» **Request**
Extract the run of lines that starts at the top of the records below and ends at the line with "import numpy as np", keeping both ends and excluding pictures.

» **Extracted data**
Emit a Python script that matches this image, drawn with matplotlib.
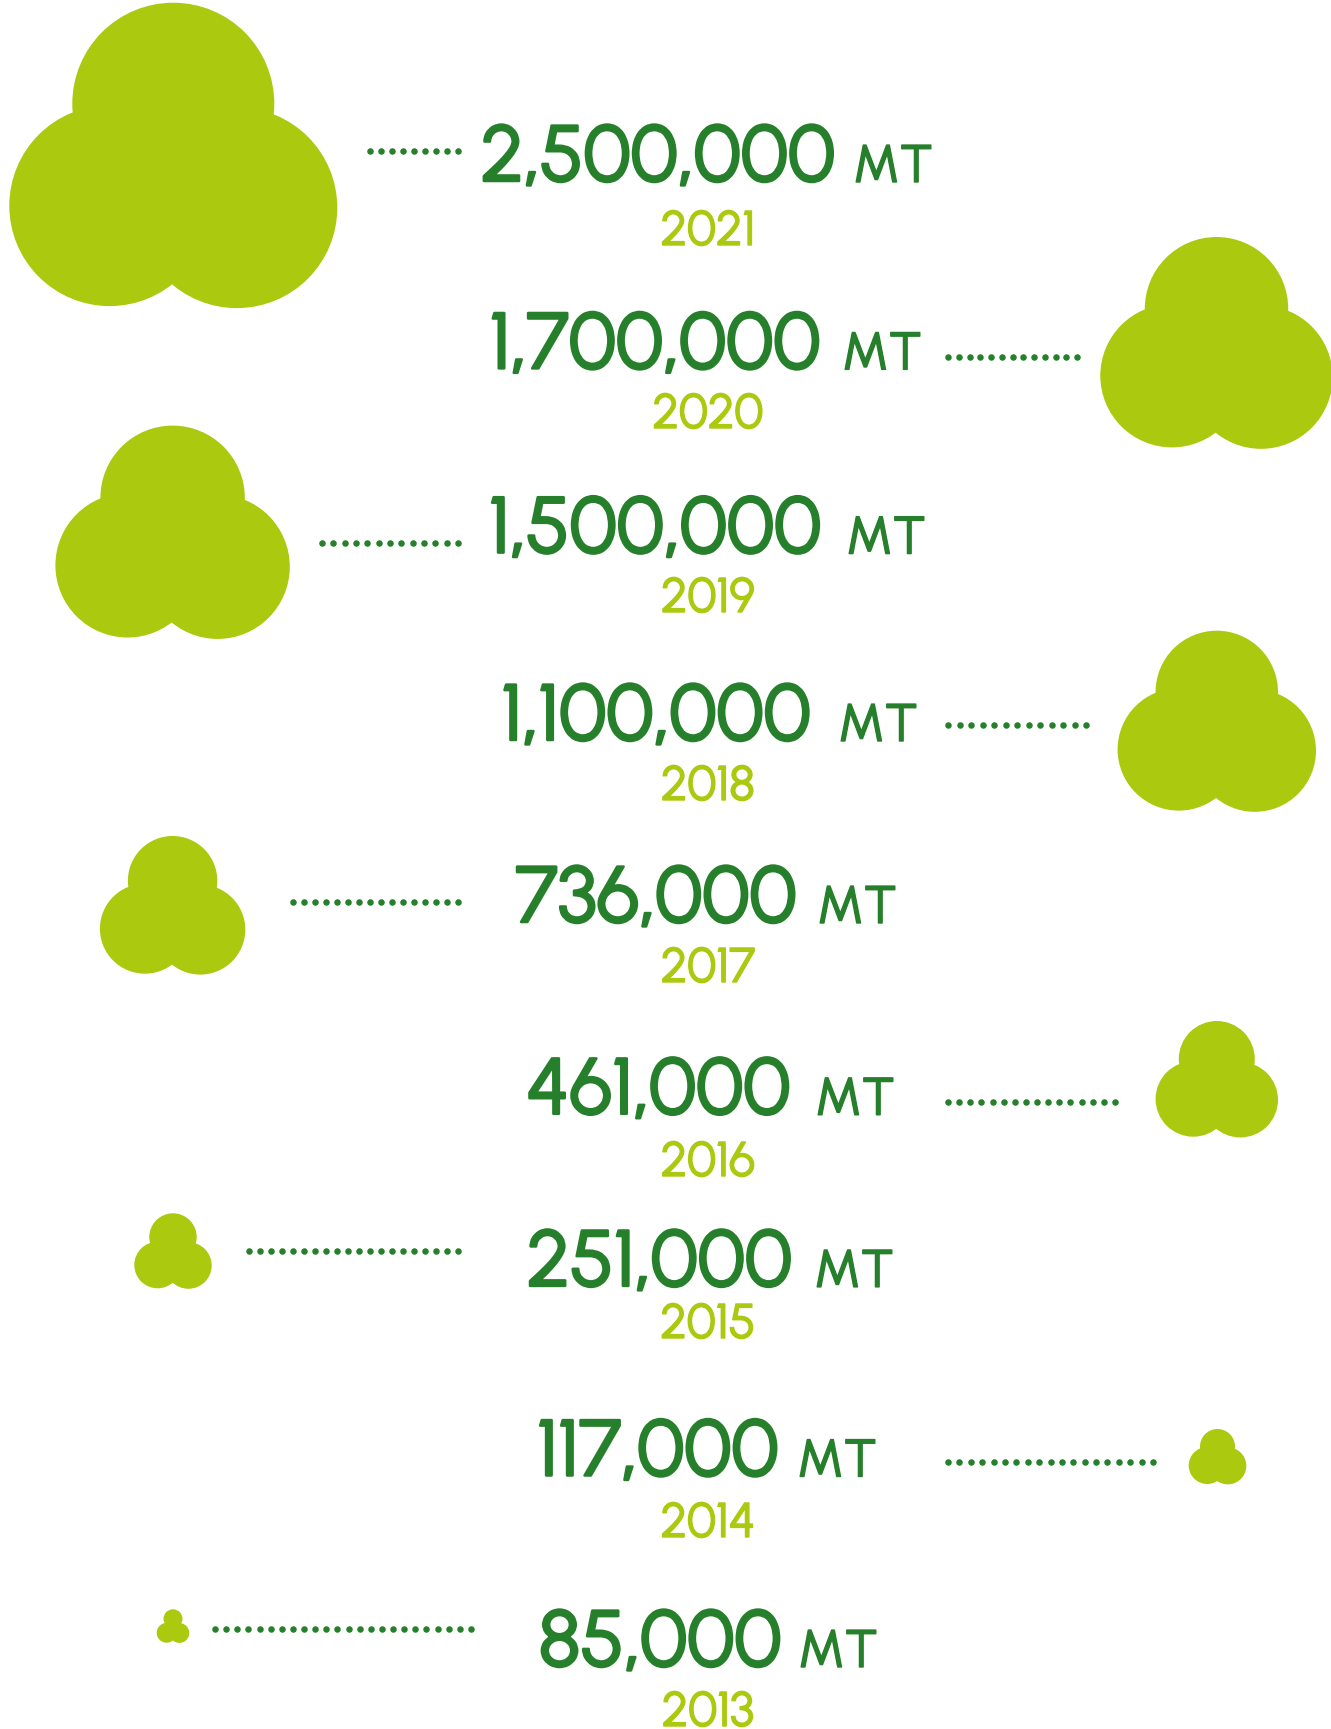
import matplotlib
matplotlib.use("Agg")
import matplotlib.pyplot as plt
import matplotlib.patheffects as pe
from matplotlib.patches import Circle
import numpy as np

# ---------- Data ----------
years = [2021, 2020, 2019, 2018, 2017, 2016, 2015, 2014, 2013]
tonnes = [2500000, 1700000, 1500000, 1100000, 736000, 461000, 251000, 117000, 85000]
unit = "MT"

# ---------- Layout, in pixels of the 1331x1729 picture ----------
clover_x = [173.3, 1216.5, 172.6, 1216.8, 172.6, 1216.8, 173, 1217.5, 173]
clover_top = [2.7, 237, 425.6, 630.7, 836, 1021, 1213.3, 1429, 1609.3]
clover_r = [101, 71.7, 72.2, 61.2, 44.7, 38, 23.7, 17.5, 9.5]
lobe_r = [100.4, 71.7, 72.2, 61.2, 45, 37.7, 23.3, 18.5, 9.9]
lobe_dx = [63.6, 44.5, 45, 38, 27.7, 23.5, 15.4, 10.3, 6.4]
lobe_dy = [102, 67, 67.5, 57.5, 48, 40, 28, 19, 14]

dots_start = [370, 948, 322, 948, 293, 948, 249, 948, 215]
dots_end = [458, 1077, 458, 1086, 458, 1115, 458, 1153, 471]
dots_y = [151, 357, 542.5, 724.5, 902, 1101.6, 1250.5, 1462, 1628.7]

number_x = [657.8, 655, 655, 656, 656, 658.3, 659.4, 657.8, 660]
unit_left = [853, 842, 846, 838, 817, 815, 814, 797, 798]
number_base = [181, 368.4, 552.6, 740, 922, 1113.8, 1285.9, 1475.5, 1666]
year_base = [245, 428, 612, 800, 982, 1176, 1338, 1537, 1726]
year_x = 708

LIME = "#abc90f"
GREEN = "#267f2a"
FONT = ["Urbanist", "Roboto"]


# Urbanist comes out lighter than the reference, so thicken the strokes a bit
def thick(width, colour):
    return [pe.withStroke(linewidth=width, foreground=colour)]


fig = plt.figure(figsize=(13.31, 17.29), dpi=100, facecolor="white")
ax = fig.add_axes([0, 0, 1, 1])
ax.set_xlim(0, 1331)
ax.set_ylim(1729, 0)
ax.axis("off")

for i in range(len(years)):
    # Three overlapping circles make up each clover
    r = clover_r[i]
    top_y = clover_top[i] + r
    ax.add_patch(Circle((clover_x[i], top_y), r, fc=LIME, ec="none"))
    ax.add_patch(Circle((clover_x[i] - lobe_dx[i], top_y + lobe_dy[i]), lobe_r[i], fc=LIME, ec="none"))
    ax.add_patch(Circle((clover_x[i] + lobe_dx[i], top_y + lobe_dy[i] + 0.02 * r), lobe_r[i], fc=LIME, ec="none"))

    # Dotted leader line
    n_dots = round((dots_end[i] - dots_start[i]) / 11.2) + 1
    xs = np.linspace(dots_start[i], dots_end[i], n_dots)
    ax.scatter(xs, np.full(n_dots, dots_y[i]), s=22, color=GREEN, linewidths=0)

    ax.text(number_x[i], number_base[i], f"{tonnes[i]:,}", ha="center", va="baseline",
            fontsize=57, family=FONT, color=GREEN, path_effects=thick(1.8, GREEN))
    ax.text(unit_left[i], number_base[i] + 1, unit, ha="left", va="baseline",
            fontsize=38, family=FONT, color=GREEN, path_effects=thick(1.0, GREEN))
    ax.text(year_x, year_base[i], str(years[i]), ha="center", va="baseline",
            fontsize=35, family=FONT, color=LIME, path_effects=thick(1.0, LIME))

fig.savefig("out.png", dpi=100)
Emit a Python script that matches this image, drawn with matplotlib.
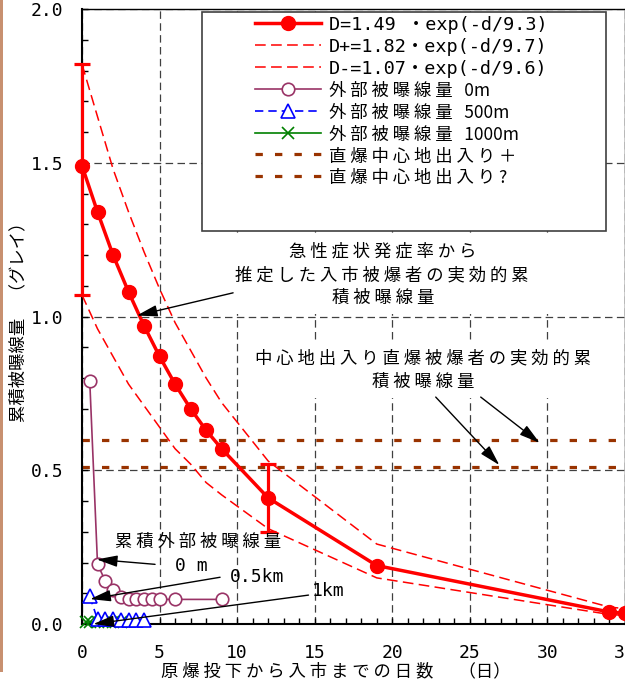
import matplotlib
matplotlib.use('Agg')
import matplotlib.pyplot as plt
from matplotlib.patches import Rectangle
from matplotlib.ticker import MultipleLocator, FixedLocator, FixedFormatter

JP = ['Noto Sans CJK JP', 'DejaVu Sans']
MONO = ['DejaVu Sans Mono', 'Noto Sans CJK JP']
plt.rcParams['font.family'] = MONO

# ---------------- data ----------------
days = [0, 1, 2, 3, 4, 5, 6, 7, 8, 9, 12, 19, 34, 35]
dose = [1.49, 1.34, 1.20, 1.08, 0.97, 0.87, 0.78, 0.70, 0.63, 0.57, 0.41, 0.19, 0.039, 0.035]
dose_hi = [1.82, 1.65, 1.48, 1.34, 1.21, 1.09, 0.98, 0.89, 0.80, 0.72, 0.53, 0.26, 0.055, 0.050]
dose_lo = [1.07, 0.96, 0.87, 0.78, 0.71, 0.64, 0.57, 0.52, 0.46, 0.42, 0.31, 0.15, 0.031, 0.028]

err_days = [0, 12]
err_center = [1.49, 0.41]
err_low = [1.07, 0.30]
err_high = [1.82, 0.52]

ext0_days = [0.5, 1.0, 1.5, 2.0, 2.5, 3.0, 3.5, 4.0, 4.5, 5.0, 6.0, 9.0]
ext0_dose = [0.79, 0.195, 0.14, 0.11, 0.087, 0.08, 0.08, 0.08, 0.08, 0.08, 0.08, 0.08]
ext500_days = [0.5, 1.0, 1.5, 2.0, 2.5, 3.0, 3.5, 4.0]
ext500_dose = [0.09, 0.015, 0.015, 0.015, 0.013, 0.013, 0.013, 0.013]
ext1000_days = [0.25, 0.5, 1.0, 1.5, 2.0, 2.5]
ext1000_dose = [0.005, 0.005, 0.005, 0.005, 0.005, 0.005]

direct_days = [0, 35]
direct_plus = [0.60, 0.60]
direct_q = [0.51, 0.51]

x_ticks = [0, 5, 10, 15, 20, 25, 30, 35]
x_tick_labels = ['0', '5', '10', '15', '20', '25', '30', '35']
y_ticks = [0.0, 0.5, 1.0, 1.5, 2.0]
y_tick_labels = ['0.0', '0.5', '1.0', '1.5', '2.0']

legend_labels = ['D=1.49 ・exp(-d/9.3)',
                 'D+=1.82・exp(-d/9.7)',
                 'D-=1.07・exp(-d/9.6)',
                 '外部被曝線量|0m',
                 '外部被曝線量|500m',
                 '外部被曝線量|1000m',
                 '直爆中心地出入り＋',
                 '直爆中心地出入り?']

x_label = '原爆投下から入市までの日数'
x_label_unit = '（日）'
y_label = '累積被曝線量　（グレイ）'
note1 = ['急性症状発症率から', '推定した入市被爆者の実効的累', '積被曝線量']
note2 = ['中心地出入り直爆被爆者の実効的累', '積被曝線量']
note3 = '累積外部被曝線量'


def sp(s):
    return ' '.join(s)


def leg_label(s):
    if '|' in s:
        a, b = s.split('|')
        return sp(a) + '   ' + b
    if s.startswith('D'):
        return s
    return sp(s)


RED = '#ff0000'
PLUM = '#993366'
BROWN = '#993300'

fig = plt.figure(figsize=(6.25, 6.82), dpi=100)
W, H = 625.0, 682.0
ax = fig.add_axes([82 / W, 1 - 624 / H, 543 / W, 615 / H])

# left tan strip of the original screenshot
fig.add_artist(Rectangle((0, 10 / H), 2.5 / W, 1 - 10 / H, transform=fig.transFigure,
                         facecolor='#c89070', edgecolor='none'))

ax.set_xlim(0, 35)
ax.set_ylim(0, 2.0)

# grid
ax.grid(True, which='major', linestyle=(0, (6, 3.5)), color='#404040', linewidth=0.9)
ax.set_axisbelow(True)

# white boxes behind annotation texts
ax.add_patch(Rectangle(((225 - 82) / 543, (624 - 314) / 615), (620 - 225) / 543, (314 - 236) / 615,
                       transform=ax.transAxes, facecolor='white', edgecolor='none', zorder=1.7))
ax.add_patch(Rectangle(((245 - 82) / 543, (624 - 398) / 615), (605 - 245) / 543, (398 - 342) / 615,
                       transform=ax.transAxes, facecolor='white', edgecolor='none', zorder=1.7))
# legend frame
ax.add_patch(Rectangle(((202 - 82) / 543, (624 - 231) / 615), (606 - 202) / 543, (231 - 12) / 615,
                       transform=ax.transAxes, facecolor='white', edgecolor='#404040',
                       linewidth=1.2, zorder=1.8))

# series
h_main, = ax.plot(days, dose, color=RED, lw=2.5, marker='o', markersize=10,
                  markerfacecolor=RED, markeredgecolor=RED, zorder=4, clip_on=False)
h_hi, = ax.plot(days, dose_hi, color=RED, lw=1.1, linestyle=(0, (7, 3.5)), zorder=3)
h_lo, = ax.plot(days, dose_lo, color=RED, lw=1.1, linestyle=(0, (7, 3.5)), zorder=3)
yerr = [[c - l for c, l in zip(err_center, err_low)], [h - c for c, h in zip(err_center, err_high)]]
eb = ax.errorbar(err_days, err_center, yerr=yerr, fmt='none', ecolor=RED, elinewidth=2.3,
                 capsize=6, capthick=2.3, zorder=4)
for art in list(eb.lines[1]) + list(eb.lines[2]):
    art.set_clip_on(False)

h_e0, = ax.plot(ext0_days, ext0_dose, color=PLUM, lw=1.2, marker='o', markersize=9,
                markerfacecolor='white', markeredgecolor=PLUM, markeredgewidth=1.2, zorder=3.5)
h_e5, = ax.plot(ext500_days, ext500_dose, color='#0000ff', lw=1.2, linestyle=(0, (5, 3)),
                marker='^', markersize=10, markerfacecolor='white', markeredgecolor='#0000ff',
                markeredgewidth=1.2, zorder=3.4, clip_on=False)
h_e10, = ax.plot(ext1000_days, ext1000_dose, color='#008000', lw=1.2, marker='x', markersize=9,
                 markeredgewidth=1.2, zorder=3.3, clip_on=False)
h_dp, = ax.plot(direct_days, direct_plus, color=BROWN, lw=2.3, linestyle=(0, (2.3, 3.8)), zorder=2.5)
h_dq, = ax.plot(direct_days, direct_q, color=BROWN, lw=2.3, linestyle=(0, (2.3, 3.8)), zorder=2.5)

# axes styling
for s in ['left', 'bottom']:
    ax.spines[s].set_linewidth(1.5)
for s in ['top', 'right']:
    ax.spines[s].set_linewidth(1.0)
ax.xaxis.set_major_locator(FixedLocator(x_ticks))
ax.xaxis.set_major_formatter(FixedFormatter(x_tick_labels))
ax.yaxis.set_major_locator(FixedLocator(y_ticks))
ax.yaxis.set_major_formatter(FixedFormatter(y_tick_labels))
ax.xaxis.set_minor_locator(MultipleLocator(1))
ax.yaxis.set_minor_locator(MultipleLocator(0.1))
ax.tick_params(which='both', direction='in', length=4.3, width=1, color='black')
ax.tick_params(axis='x', which='major', pad=14.5, labelsize=13)
ax.tick_params(axis='y', which='major', pad=13.5, labelsize=13)
ax.tick_params(right=False, top=False, which='both')

# axis labels
ax.set_xlabel(sp(x_label) + '　  ' + x_label_unit, fontfamily=JP, fontsize=12.5, ha='left', va='center')
ax.xaxis.set_label_coords((161 - 82) / 543, -(671 - 624) / 615)
ax.set_ylabel(y_label, fontfamily=JP, fontsize=12.5, ha='center', va='center')
ax.yaxis.set_label_coords(-(82 - 18) / 543, (624 - 318) / 615)

# legend
leg = ax.legend([h_main, h_hi, h_lo, h_e0, h_e5, h_e10, h_dp, h_dq],
                [leg_label(s) for s in legend_labels],
                loc='upper left', bbox_to_anchor=((255 - 82) / 543, (624 - 16) / 615),
                frameon=False, borderpad=0, borderaxespad=0, fontsize=13,
                handlelength=3.65, handletextpad=0.45, handleheight=1.0, labelspacing=0.2)
for t, s in zip(leg.get_texts(), legend_labels):
    if s.startswith('D'):
        t.set_fontfamily(MONO)
        t.set_fontsize(13.3)
    else:
        t.set_fontfamily(JP)
        t.set_fontsize(12.5)

# annotations
def jtext(x, y, s):
    ax.text(x, y, sp(s), fontfamily=JP, fontsize=12.5, ha='center', va='center', zorder=6)

def ltext(x, y, s):
    ax.text(x, y, s, fontfamily=MONO, fontsize=13, ha='center', va='center', zorder=6)

def arrow(tip, start):
    ax.annotate('', xy=tip, xytext=start, zorder=6,
                arrowprops=dict(arrowstyle='-|>,head_length=0.9,head_width=0.25', mutation_scale=14,
                                color='black', lw=1.0, shrinkA=0, shrinkB=0))

jtext(19.4, 1.21, note1[0])
jtext(19.34, 1.135, note1[1])
jtext(19.4, 1.06, note1[2])
arrow((3.53, 1.003), (9.74, 1.077))

jtext(21.99, 0.865, note2[0])
jtext(21.99, 0.787, note2[1])
arrow((26.9, 0.517), (22.8, 0.738))
arrow((29.5, 0.589), (25.7, 0.738))

jtext(7.48, 0.267, note3)
ltext(7.05, 0.189, '0 m')
ltext(11.3, 0.154, '0.5km')
ltext(15.86, 0.107, '1km')
arrow((0.95, 0.210), (4.71, 0.194))
arrow((0.52, 0.081), (8.9, 0.152))
arrow((0.73, 0.0), (14.6, 0.094))

fig.savefig('out.png', dpi=100)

» **Output below**
Emit a Python script that matches this image, drawn with matplotlib.
import matplotlib
matplotlib.use("Agg")
import matplotlib.pyplot as plt
import matplotlib.patheffects as pe
from matplotlib.patches import Circle
import numpy as np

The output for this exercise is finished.